From the top of the entries, reproduce each line exactly, stopping after the line that contains "(tipR) at (492,271);". Omit pictures.
-- BEGIN The data --
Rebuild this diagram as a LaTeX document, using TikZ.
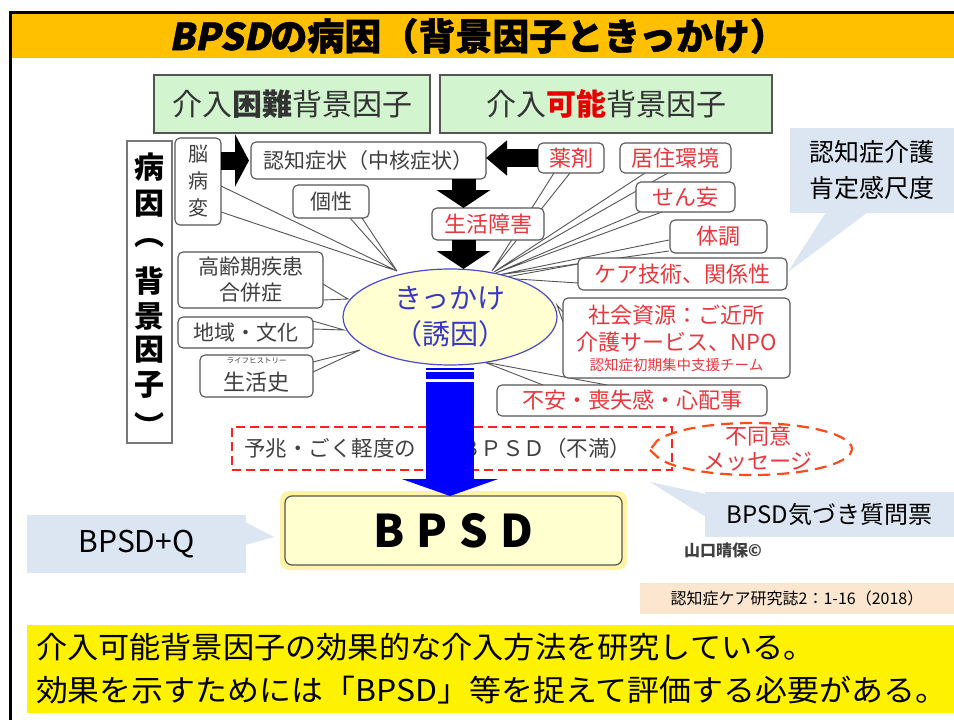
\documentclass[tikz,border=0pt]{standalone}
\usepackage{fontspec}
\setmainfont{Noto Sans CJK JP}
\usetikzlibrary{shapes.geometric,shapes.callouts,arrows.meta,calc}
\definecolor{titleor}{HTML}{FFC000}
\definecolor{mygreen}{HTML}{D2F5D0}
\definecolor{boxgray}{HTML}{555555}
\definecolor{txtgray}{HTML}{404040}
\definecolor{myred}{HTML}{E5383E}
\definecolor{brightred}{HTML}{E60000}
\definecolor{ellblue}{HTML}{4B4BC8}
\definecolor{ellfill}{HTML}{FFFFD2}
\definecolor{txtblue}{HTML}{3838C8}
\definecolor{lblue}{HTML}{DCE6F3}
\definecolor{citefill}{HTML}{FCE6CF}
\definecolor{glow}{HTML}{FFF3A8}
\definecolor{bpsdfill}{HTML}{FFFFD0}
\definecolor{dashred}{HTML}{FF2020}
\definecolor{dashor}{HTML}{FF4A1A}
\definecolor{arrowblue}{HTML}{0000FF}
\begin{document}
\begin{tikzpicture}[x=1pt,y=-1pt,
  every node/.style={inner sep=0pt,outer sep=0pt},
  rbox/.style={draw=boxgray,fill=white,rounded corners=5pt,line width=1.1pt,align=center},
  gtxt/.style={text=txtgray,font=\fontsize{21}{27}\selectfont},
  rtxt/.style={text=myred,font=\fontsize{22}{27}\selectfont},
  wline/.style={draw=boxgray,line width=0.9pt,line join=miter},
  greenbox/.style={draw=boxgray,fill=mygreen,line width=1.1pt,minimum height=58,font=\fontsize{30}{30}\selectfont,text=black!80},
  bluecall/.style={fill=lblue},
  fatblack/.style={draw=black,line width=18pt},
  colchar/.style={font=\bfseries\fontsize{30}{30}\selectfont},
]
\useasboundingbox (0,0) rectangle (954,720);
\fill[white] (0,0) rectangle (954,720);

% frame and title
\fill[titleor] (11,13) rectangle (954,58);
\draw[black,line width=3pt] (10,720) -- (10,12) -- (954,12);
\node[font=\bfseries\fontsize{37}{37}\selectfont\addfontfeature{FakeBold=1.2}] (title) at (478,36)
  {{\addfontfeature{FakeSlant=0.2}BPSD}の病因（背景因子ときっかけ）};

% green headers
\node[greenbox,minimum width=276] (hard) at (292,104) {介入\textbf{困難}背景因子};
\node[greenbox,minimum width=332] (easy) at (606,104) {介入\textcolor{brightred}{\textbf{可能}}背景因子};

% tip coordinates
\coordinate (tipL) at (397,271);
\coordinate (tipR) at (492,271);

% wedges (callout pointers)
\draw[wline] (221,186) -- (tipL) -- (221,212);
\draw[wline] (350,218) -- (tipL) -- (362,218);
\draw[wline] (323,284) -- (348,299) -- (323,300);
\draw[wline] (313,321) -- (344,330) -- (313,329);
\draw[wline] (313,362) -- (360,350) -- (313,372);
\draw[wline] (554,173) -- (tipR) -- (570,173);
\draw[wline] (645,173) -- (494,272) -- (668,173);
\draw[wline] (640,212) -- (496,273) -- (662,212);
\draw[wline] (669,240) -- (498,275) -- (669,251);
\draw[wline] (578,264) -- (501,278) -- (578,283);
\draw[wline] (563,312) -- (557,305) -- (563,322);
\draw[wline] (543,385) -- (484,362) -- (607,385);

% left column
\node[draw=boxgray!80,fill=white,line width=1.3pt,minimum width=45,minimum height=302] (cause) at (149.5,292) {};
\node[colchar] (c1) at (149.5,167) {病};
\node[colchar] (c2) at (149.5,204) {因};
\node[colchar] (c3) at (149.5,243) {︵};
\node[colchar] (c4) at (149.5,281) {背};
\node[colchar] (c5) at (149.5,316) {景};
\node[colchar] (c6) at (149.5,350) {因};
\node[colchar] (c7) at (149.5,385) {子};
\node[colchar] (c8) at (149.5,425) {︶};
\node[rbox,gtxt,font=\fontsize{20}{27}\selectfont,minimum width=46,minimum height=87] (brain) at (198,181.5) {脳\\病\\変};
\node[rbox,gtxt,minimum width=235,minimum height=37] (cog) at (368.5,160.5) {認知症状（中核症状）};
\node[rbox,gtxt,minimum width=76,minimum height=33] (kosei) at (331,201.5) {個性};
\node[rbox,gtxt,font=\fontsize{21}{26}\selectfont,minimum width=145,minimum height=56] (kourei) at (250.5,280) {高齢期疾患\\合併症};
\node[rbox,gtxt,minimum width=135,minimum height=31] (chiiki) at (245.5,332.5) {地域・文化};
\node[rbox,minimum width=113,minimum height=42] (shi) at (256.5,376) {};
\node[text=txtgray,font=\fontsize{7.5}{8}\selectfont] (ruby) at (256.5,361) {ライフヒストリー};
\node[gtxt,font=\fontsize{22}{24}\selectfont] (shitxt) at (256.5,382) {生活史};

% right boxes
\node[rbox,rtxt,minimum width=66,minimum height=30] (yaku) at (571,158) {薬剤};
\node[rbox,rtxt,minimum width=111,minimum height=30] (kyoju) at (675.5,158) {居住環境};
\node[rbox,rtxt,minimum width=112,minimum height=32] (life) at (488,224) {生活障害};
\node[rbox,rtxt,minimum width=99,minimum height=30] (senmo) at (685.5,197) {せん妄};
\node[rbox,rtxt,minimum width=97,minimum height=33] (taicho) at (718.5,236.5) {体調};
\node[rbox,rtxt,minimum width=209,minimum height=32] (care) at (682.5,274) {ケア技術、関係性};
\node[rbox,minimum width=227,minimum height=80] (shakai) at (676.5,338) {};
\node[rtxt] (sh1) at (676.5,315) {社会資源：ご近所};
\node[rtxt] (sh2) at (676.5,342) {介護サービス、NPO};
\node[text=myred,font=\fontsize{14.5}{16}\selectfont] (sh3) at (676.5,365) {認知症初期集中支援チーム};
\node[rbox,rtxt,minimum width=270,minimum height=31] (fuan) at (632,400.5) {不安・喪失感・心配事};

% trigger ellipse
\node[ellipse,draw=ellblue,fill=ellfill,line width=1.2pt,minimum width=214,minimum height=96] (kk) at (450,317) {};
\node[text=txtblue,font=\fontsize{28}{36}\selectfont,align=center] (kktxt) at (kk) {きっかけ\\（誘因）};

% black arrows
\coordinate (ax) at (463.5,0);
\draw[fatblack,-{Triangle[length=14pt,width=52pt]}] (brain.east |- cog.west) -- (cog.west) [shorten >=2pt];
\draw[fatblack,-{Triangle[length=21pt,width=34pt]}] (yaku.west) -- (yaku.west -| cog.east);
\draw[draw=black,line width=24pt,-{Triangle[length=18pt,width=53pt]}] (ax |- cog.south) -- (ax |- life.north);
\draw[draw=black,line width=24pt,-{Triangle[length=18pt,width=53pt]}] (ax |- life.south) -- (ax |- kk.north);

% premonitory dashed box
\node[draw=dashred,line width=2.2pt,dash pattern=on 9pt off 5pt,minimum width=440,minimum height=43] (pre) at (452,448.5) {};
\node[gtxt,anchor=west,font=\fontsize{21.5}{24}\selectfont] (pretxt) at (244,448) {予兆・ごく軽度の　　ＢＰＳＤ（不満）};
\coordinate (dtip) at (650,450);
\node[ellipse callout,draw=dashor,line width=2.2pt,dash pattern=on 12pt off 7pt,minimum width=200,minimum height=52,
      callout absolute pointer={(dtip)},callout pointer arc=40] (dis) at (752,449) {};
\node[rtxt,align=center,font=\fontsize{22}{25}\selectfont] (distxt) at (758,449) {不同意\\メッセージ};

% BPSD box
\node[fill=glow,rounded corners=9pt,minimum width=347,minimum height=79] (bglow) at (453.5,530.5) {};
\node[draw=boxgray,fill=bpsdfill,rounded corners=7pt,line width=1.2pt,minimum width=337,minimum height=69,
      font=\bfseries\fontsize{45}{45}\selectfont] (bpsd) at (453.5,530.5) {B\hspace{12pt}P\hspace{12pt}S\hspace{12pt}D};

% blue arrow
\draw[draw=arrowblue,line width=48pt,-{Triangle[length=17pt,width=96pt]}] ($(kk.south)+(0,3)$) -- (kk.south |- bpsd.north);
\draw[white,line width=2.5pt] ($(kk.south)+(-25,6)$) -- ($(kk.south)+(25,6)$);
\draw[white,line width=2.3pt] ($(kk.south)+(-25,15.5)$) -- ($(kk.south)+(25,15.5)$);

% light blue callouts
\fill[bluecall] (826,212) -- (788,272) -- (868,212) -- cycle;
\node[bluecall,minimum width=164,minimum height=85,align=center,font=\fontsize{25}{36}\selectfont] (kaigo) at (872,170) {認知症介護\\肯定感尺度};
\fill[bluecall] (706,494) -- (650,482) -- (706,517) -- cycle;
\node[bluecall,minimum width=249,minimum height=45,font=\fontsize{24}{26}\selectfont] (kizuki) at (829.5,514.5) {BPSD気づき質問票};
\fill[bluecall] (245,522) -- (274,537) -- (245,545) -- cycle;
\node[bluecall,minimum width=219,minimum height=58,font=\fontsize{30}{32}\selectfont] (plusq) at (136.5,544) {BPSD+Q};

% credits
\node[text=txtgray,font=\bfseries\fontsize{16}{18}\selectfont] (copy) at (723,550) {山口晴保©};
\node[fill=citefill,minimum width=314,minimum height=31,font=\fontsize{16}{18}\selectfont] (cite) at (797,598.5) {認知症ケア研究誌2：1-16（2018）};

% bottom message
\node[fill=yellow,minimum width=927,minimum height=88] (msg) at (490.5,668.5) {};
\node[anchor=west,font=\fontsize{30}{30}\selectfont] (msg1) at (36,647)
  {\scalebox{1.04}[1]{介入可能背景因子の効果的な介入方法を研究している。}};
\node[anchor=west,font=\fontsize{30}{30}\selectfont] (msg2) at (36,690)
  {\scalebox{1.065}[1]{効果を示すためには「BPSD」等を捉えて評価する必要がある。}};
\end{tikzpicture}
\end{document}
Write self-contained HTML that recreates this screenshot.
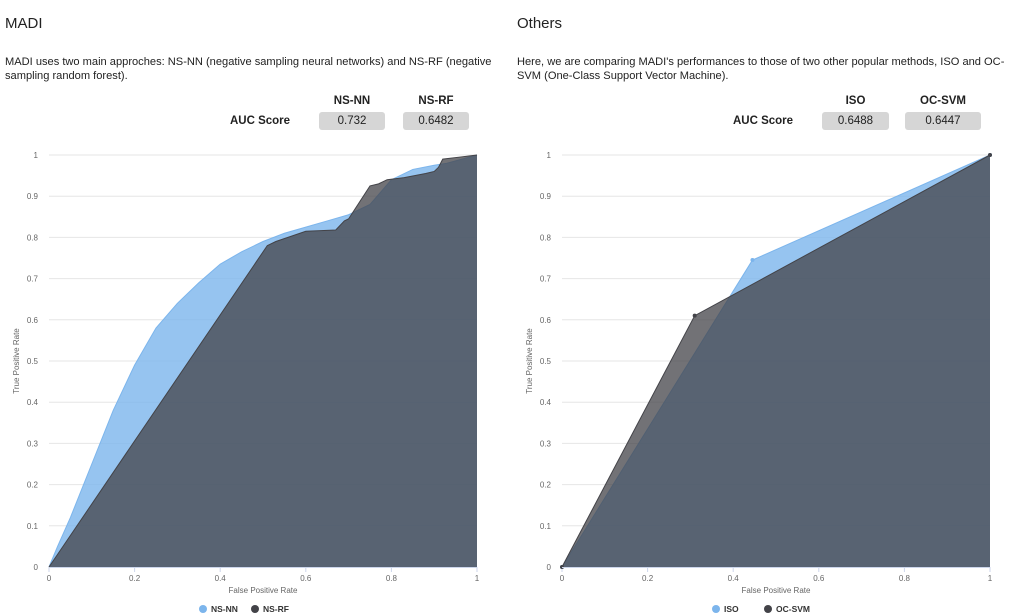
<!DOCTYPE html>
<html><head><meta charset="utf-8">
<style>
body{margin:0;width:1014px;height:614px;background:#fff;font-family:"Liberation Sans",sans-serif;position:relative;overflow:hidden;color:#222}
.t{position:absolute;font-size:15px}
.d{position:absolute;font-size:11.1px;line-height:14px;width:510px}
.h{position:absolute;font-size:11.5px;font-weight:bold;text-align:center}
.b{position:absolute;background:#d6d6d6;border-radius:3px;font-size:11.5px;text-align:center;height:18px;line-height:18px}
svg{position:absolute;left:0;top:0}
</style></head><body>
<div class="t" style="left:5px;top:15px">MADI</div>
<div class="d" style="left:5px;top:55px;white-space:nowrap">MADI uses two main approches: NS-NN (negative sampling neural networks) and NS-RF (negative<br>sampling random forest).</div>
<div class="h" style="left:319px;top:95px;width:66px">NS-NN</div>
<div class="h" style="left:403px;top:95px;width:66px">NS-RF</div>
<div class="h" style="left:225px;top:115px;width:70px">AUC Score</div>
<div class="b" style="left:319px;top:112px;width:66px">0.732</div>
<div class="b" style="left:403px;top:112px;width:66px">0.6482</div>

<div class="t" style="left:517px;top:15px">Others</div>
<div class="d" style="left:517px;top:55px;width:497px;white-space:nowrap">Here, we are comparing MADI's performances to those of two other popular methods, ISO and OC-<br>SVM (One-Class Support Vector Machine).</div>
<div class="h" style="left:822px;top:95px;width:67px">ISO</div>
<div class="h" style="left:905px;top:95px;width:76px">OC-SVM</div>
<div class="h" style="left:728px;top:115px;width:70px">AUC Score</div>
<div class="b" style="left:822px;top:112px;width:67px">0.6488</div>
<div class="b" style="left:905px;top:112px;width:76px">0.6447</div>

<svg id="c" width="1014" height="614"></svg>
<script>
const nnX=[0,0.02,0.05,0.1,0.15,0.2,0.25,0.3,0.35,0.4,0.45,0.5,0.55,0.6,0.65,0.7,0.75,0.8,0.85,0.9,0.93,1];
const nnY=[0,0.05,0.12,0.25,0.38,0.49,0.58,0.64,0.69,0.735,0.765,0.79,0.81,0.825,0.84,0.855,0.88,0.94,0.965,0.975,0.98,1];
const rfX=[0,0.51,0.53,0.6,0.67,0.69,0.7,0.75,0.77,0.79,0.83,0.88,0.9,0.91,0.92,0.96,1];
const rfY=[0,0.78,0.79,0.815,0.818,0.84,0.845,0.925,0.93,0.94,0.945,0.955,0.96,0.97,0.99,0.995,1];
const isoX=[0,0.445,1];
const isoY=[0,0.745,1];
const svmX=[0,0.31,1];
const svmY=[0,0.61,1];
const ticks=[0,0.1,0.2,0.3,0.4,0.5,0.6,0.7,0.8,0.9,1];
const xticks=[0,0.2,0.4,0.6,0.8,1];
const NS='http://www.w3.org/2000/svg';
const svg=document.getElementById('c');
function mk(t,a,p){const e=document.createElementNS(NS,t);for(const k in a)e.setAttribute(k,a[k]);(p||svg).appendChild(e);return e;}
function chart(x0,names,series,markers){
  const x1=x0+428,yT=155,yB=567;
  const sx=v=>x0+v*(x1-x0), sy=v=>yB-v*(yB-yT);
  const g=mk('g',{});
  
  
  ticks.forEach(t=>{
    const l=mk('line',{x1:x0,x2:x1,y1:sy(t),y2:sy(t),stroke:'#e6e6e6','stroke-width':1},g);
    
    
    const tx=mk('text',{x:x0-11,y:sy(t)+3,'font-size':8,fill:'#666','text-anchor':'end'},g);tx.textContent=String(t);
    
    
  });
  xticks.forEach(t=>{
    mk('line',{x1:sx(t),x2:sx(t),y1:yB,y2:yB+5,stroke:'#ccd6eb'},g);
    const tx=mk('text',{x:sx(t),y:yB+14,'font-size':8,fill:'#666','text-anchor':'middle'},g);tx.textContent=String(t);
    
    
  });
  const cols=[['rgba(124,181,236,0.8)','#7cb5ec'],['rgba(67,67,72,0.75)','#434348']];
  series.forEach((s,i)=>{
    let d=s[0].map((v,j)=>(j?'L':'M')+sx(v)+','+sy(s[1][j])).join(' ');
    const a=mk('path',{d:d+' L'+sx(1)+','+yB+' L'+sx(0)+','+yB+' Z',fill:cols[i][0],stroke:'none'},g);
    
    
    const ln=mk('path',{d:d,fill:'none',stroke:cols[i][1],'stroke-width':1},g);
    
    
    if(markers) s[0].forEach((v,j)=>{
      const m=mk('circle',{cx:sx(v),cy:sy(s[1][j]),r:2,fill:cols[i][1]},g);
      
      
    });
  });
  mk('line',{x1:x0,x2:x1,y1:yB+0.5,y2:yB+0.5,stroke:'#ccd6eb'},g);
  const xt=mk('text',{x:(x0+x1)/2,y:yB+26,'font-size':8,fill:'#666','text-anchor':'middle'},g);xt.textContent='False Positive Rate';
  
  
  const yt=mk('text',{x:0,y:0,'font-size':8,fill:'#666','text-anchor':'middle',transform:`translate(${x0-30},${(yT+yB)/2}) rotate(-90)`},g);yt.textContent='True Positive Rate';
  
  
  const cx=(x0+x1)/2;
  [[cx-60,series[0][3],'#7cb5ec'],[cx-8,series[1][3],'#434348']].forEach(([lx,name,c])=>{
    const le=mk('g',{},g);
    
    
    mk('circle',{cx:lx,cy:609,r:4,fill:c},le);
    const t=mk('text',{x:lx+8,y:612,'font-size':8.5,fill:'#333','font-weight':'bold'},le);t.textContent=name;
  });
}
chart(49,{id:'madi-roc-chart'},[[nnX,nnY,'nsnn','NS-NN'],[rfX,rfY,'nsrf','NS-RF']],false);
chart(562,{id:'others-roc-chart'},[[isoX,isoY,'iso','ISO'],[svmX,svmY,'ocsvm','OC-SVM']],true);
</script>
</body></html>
-- END The data --
» **Reply**
Rebuild this diagram as a LaTeX document, using TikZ.
\documentclass[tikz,border=0pt]{standalone}
\usepackage{fontspec}
\setmainfont{Noto Sans CJK JP}
\usetikzlibrary{shapes.geometric,shapes.callouts,arrows.meta,calc}
\definecolor{titleor}{HTML}{FFC000}
\definecolor{mygreen}{HTML}{D2F5D0}
\definecolor{boxgray}{HTML}{555555}
\definecolor{txtgray}{HTML}{404040}
\definecolor{myred}{HTML}{E5383E}
\definecolor{brightred}{HTML}{E60000}
\definecolor{ellblue}{HTML}{4B4BC8}
\definecolor{ellfill}{HTML}{FFFFD2}
\definecolor{txtblue}{HTML}{3838C8}
\definecolor{lblue}{HTML}{DCE6F3}
\definecolor{citefill}{HTML}{FCE6CF}
\definecolor{glow}{HTML}{FFF3A8}
\definecolor{bpsdfill}{HTML}{FFFFD0}
\definecolor{dashred}{HTML}{FF2020}
\definecolor{dashor}{HTML}{FF4A1A}
\definecolor{arrowblue}{HTML}{0000FF}
\begin{document}
\begin{tikzpicture}[x=1pt,y=-1pt,
  every node/.style={inner sep=0pt,outer sep=0pt},
  rbox/.style={draw=boxgray,fill=white,rounded corners=5pt,line width=1.1pt,align=center},
  gtxt/.style={text=txtgray,font=\fontsize{21}{27}\selectfont},
  rtxt/.style={text=myred,font=\fontsize{22}{27}\selectfont},
  wline/.style={draw=boxgray,line width=0.9pt,line join=miter},
  greenbox/.style={draw=boxgray,fill=mygreen,line width=1.1pt,minimum height=58,font=\fontsize{30}{30}\selectfont,text=black!80},
  bluecall/.style={fill=lblue},
  fatblack/.style={draw=black,line width=18pt},
  colchar/.style={font=\bfseries\fontsize{30}{30}\selectfont},
]
\useasboundingbox (0,0) rectangle (954,720);
\fill[white] (0,0) rectangle (954,720);

% frame and title
\fill[titleor] (11,13) rectangle (954,58);
\draw[black,line width=3pt] (10,720) -- (10,12) -- (954,12);
\node[font=\bfseries\fontsize{37}{37}\selectfont\addfontfeature{FakeBold=1.2}] (title) at (478,36)
  {{\addfontfeature{FakeSlant=0.2}BPSD}の病因（背景因子ときっかけ）};

% green headers
\node[greenbox,minimum width=276] (hard) at (292,104) {介入\textbf{困難}背景因子};
\node[greenbox,minimum width=332] (easy) at (606,104) {介入\textcolor{brightred}{\textbf{可能}}背景因子};

% tip coordinates
\coordinate (tipL) at (397,271);
\coordinate (tipR) at (492,271);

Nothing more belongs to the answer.